Every book has a schedule which production need to set up, so the book arrives in time for publication. Time management is really important as you need to be able to switch tasks at a moment’s notice when things out of your control go wrong.
Day to day tasks can vary from dealing with printer issues (books running late, sometimes printed with an error, or just dealing with basic supply chain issues), to sending manuscripts to typesetters and liaising with editorial teams to make sure they’re happy with the setting of the book. We also work with sales on different ways we can make a book look extra special for exclusive editions – sprayed and stencilled edges, signed editions – all need to be costed correctly so that finance are happy we’re not overspending.
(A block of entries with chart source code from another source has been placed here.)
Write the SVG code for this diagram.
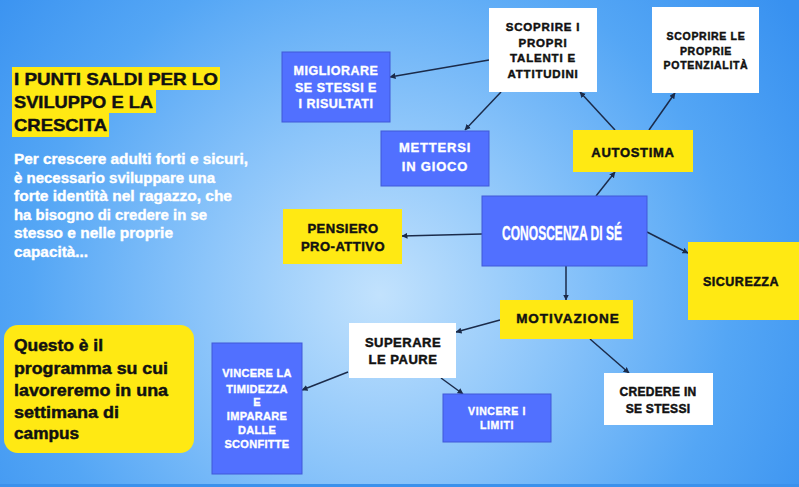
<svg xmlns="http://www.w3.org/2000/svg" width="799" height="487" viewBox="0 0 799 487">
<defs>
<radialGradient id="bg" gradientUnits="userSpaceOnUse" cx="380" cy="295" r="500">
<stop offset="0" stop-color="#c2e2fd"/>
<stop offset="0.35" stop-color="#8cc5fa"/>
<stop offset="0.7" stop-color="#54a6f5"/>
<stop offset="1" stop-color="#3891f0"/>
</radialGradient>
<marker id="arr" markerUnits="userSpaceOnUse" markerWidth="7" markerHeight="7" refX="5.5" refY="3" orient="auto">
<path d="M0,0 L6,3 L0,6 z" fill="#1b2b4a"/>
</marker>
</defs>
<style>
text{font-family:"Liberation Sans",Arial,sans-serif;font-weight:bold}
.lbl{text-anchor:middle}
.dk{fill:#111;stroke:#111;stroke-width:0.45}
.wt{fill:#fff;stroke:#fff;stroke-width:0.35}
.blue{fill:#5170ff;stroke:#4059d8;stroke-width:1}
.yel{fill:#ffe913}
.wh{fill:#fff}
.con line{stroke:#1b2b4a;stroke-width:1.5;marker-end:url(#arr)}
</style>
<rect x="0" y="0" width="799" height="487" fill="url(#bg)"/>
<rect x="0" y="484" width="799" height="3" fill="#3b91ec"/>

<g id="title">
<rect x="12" y="67" width="208" height="23" class="yel"/>
<rect x="12" y="90" width="144" height="23" class="yel"/>
<rect x="12" y="113" width="97" height="24" class="yel"/>
<text x="14" y="85" font-size="17" class="dk" textLength="204" lengthAdjust="spacingAndGlyphs">I PUNTI SALDI PER LO</text>
<text x="14" y="108" font-size="17" class="dk" textLength="139" lengthAdjust="spacingAndGlyphs">SVILUPPO E LA</text>
<text x="14" y="131" font-size="17" class="dk" textLength="93" lengthAdjust="spacingAndGlyphs">CRESCITA</text>
</g>

<g id="intro" font-size="14">
<text class="wt" x="14" y="164" textLength="234" lengthAdjust="spacingAndGlyphs">Per crescere adulti forti e sicuri,</text>
<text class="wt" x="14" y="182.5" textLength="201" lengthAdjust="spacingAndGlyphs">è necessario sviluppare una</text>
<text class="wt" x="14" y="201" textLength="218" lengthAdjust="spacingAndGlyphs">forte identità nel ragazzo, che</text>
<text class="wt" x="14" y="219.5" textLength="193" lengthAdjust="spacingAndGlyphs">ha bisogno di credere in se</text>
<text class="wt" x="14" y="238" textLength="159" lengthAdjust="spacingAndGlyphs">stesso e nelle proprie</text>
<text class="wt" x="14" y="256.5" textLength="74" lengthAdjust="spacingAndGlyphs">capacità...</text>
</g>

<g id="programma">
<rect x="4" y="325" width="190" height="128" rx="14" class="yel"/>
<text x="14" y="351" font-size="16" class="dk" textLength="89" lengthAdjust="spacingAndGlyphs">Questo è il</text>
<text x="14" y="374" font-size="16" class="dk" textLength="154" lengthAdjust="spacingAndGlyphs">programma su cui</text>
<text x="14" y="396" font-size="16" class="dk" textLength="154" lengthAdjust="spacingAndGlyphs">lavoreremo in una</text>
<text x="14" y="418" font-size="16" class="dk" textLength="105" lengthAdjust="spacingAndGlyphs">settimana di</text>
<text x="14" y="439" font-size="16" class="dk" textLength="65" lengthAdjust="spacingAndGlyphs">campus</text>
</g>

<g class="con" id="connectors">
<line x1="489" y1="60" x2="390" y2="77"/>
<line x1="501" y1="92" x2="465" y2="130"/>
<line x1="615" y1="130" x2="580" y2="92"/>
<line x1="649" y1="130" x2="675" y2="93"/>
<line x1="596" y1="196" x2="615" y2="172"/>
<line x1="482" y1="234" x2="402" y2="236"/>
<line x1="647" y1="232" x2="688" y2="253"/>
<line x1="566" y1="266" x2="566" y2="300"/>
<line x1="500" y1="320" x2="456" y2="332"/>
<line x1="590" y1="339" x2="629" y2="373"/>
<line x1="348" y1="372" x2="302" y2="390"/>
<line x1="441" y1="378" x2="463" y2="394"/>
</g>

<g id="migliorare">
<rect x="282" y="52" width="108" height="70" class="blue"/>
<text class="lbl wt" x="336" y="74.5" font-size="12.5" letter-spacing="0.5">MIGLIORARE</text>
<text class="lbl wt" x="336" y="91.5" font-size="12.5" letter-spacing="0.5">SE STESSI E</text>
<text class="lbl wt" x="336" y="107.5" font-size="12.5" letter-spacing="0.5">I RISULTATI</text>
</g>

<g id="talenti">
<rect x="489" y="8" width="108" height="84" class="wh"/>
<text class="lbl dk" x="543" y="31" font-size="11.5" letter-spacing="0.8">SCOPRIRE I</text>
<text class="lbl dk" x="543" y="46.5" font-size="11.5" letter-spacing="0.8">PROPRI</text>
<text class="lbl dk" x="543" y="62" font-size="11.5" letter-spacing="0.8">TALENTI E</text>
<text class="lbl dk" x="543" y="78" font-size="11.5" letter-spacing="0.8">ATTITUDINI</text>
</g>

<g id="potenzialita">
<rect x="652" y="7" width="107" height="86" class="wh"/>
<text class="lbl dk" x="706" y="40" font-size="10.5" letter-spacing="0.7">SCOPRIRE LE</text>
<text class="lbl dk" x="706" y="55" font-size="10.5" letter-spacing="0.7">PROPRIE</text>
<text class="lbl dk" x="706" y="69" font-size="10.5" letter-spacing="0.7">POTENZIALITÀ</text>
</g>

<g id="mettersi">
<rect x="381" y="131" width="108" height="55" class="blue"/>
<text class="lbl wt" x="435" y="152" font-size="13" letter-spacing="0.8">METTERSI</text>
<text class="lbl wt" x="435" y="171" font-size="13" letter-spacing="0.8">IN GIOCO</text>
</g>

<g id="autostima">
<rect x="573" y="130" width="120" height="42" class="yel"/>
<text class="lbl dk" x="633" y="157" font-size="13" letter-spacing="0.7">AUTOSTIMA</text>
</g>

<g id="conoscenza">
<rect x="482" y="196" width="165" height="70" class="blue"/>
<text class="lbl wt" x="562" y="239.5" font-size="20" textLength="120" lengthAdjust="spacingAndGlyphs">CONOSCENZA DI SÉ</text>
</g>

<g id="pensiero">
<rect x="283" y="209" width="119" height="55" class="yel"/>
<text class="lbl dk" x="343" y="232.5" font-size="13" letter-spacing="0.5">PENSIERO</text>
<text class="lbl dk" x="343" y="250.5" font-size="13" letter-spacing="0.5">PRO-ATTIVO</text>
</g>

<g id="sicurezza">
<rect x="688" y="242" width="111" height="78" class="yel"/>
<text class="lbl dk" x="741" y="285.5" font-size="12.5" letter-spacing="0.5">SICUREZZA</text>
</g>

<g id="motivazione">
<rect x="500" y="300" width="133" height="39" class="yel"/>
<text class="lbl dk" x="568" y="323" font-size="13.5" letter-spacing="1">MOTIVAZIONE</text>
</g>

<g id="superare">
<rect x="349" y="323" width="107" height="55" class="wh"/>
<text class="lbl dk" x="403" y="346.5" font-size="13" letter-spacing="0.5">SUPERARE</text>
<text class="lbl dk" x="403" y="364" font-size="13" letter-spacing="0.5">LE PAURE</text>
</g>

<g id="timidezza">
<rect x="212" y="343" width="90" height="131" class="blue"/>
<text class="lbl wt" x="257" y="377" font-size="11" letter-spacing="0.3">VINCERE LA</text>
<text class="lbl wt" x="257" y="392.5" font-size="11" letter-spacing="0.3">TIMIDEZZA</text>
<text class="lbl wt" x="257" y="406" font-size="11" letter-spacing="0.3">E</text>
<text class="lbl wt" x="257" y="420" font-size="11" letter-spacing="0.3">IMPARARE</text>
<text class="lbl wt" x="257" y="434" font-size="11" letter-spacing="0.3">DALLE</text>
<text class="lbl wt" x="257" y="448" font-size="11" letter-spacing="0.3">SCONFITTE</text>
</g>

<g id="limiti">
<rect x="443" y="394" width="108" height="48" class="blue"/>
<text class="lbl wt" x="497" y="414.5" font-size="10.5" letter-spacing="0.6">VINCERE I</text>
<text class="lbl wt" x="497" y="428.5" font-size="10.5" letter-spacing="0.6">LIMITI</text>
</g>

<g id="credere">
<rect x="604" y="373" width="109" height="52" class="wh"/>
<text class="lbl dk" x="658" y="395.5" font-size="12" letter-spacing="0.3">CREDERE IN</text>
<text class="lbl dk" x="658" y="412.5" font-size="12" letter-spacing="0.3">SE STESSI</text>
</g>
</svg>
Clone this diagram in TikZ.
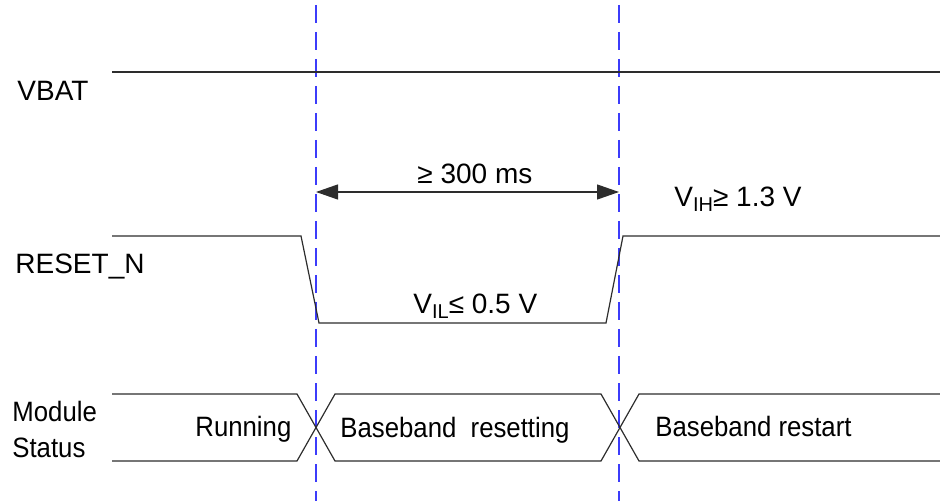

No two days are really the same, and you’re always learning something new!
- Phil Evans, Senior Production Controller at Transworld
A production manager is in charge of producing books for a number of imprints, taking ownership of production for all titles on those lists.
I also produce some complex titles for other imprints, such as looking after a cookbook range and some graphic novels, and provide general support for all the controllers in the team. I also act as line-manager for one of the production controllers, and take on various production-related projects.
- Konrad Kirkham, Production Manager at Vintage
Head of Production
The head of production leads a team that delivers the finished book, turning manuscripts and art into finished books.
Production work with internal teams (such as design, editorial, sales, rights and inventory management), and with external suppliers all over the world (printers, typesetters, repro houses). We keep books on schedule, within budget, and looking the very best they can. The head of production also feeds into the strategy of the division, helping to drive forward the vision of the company. The role requires great communication skills, organisation, and creative problem solving.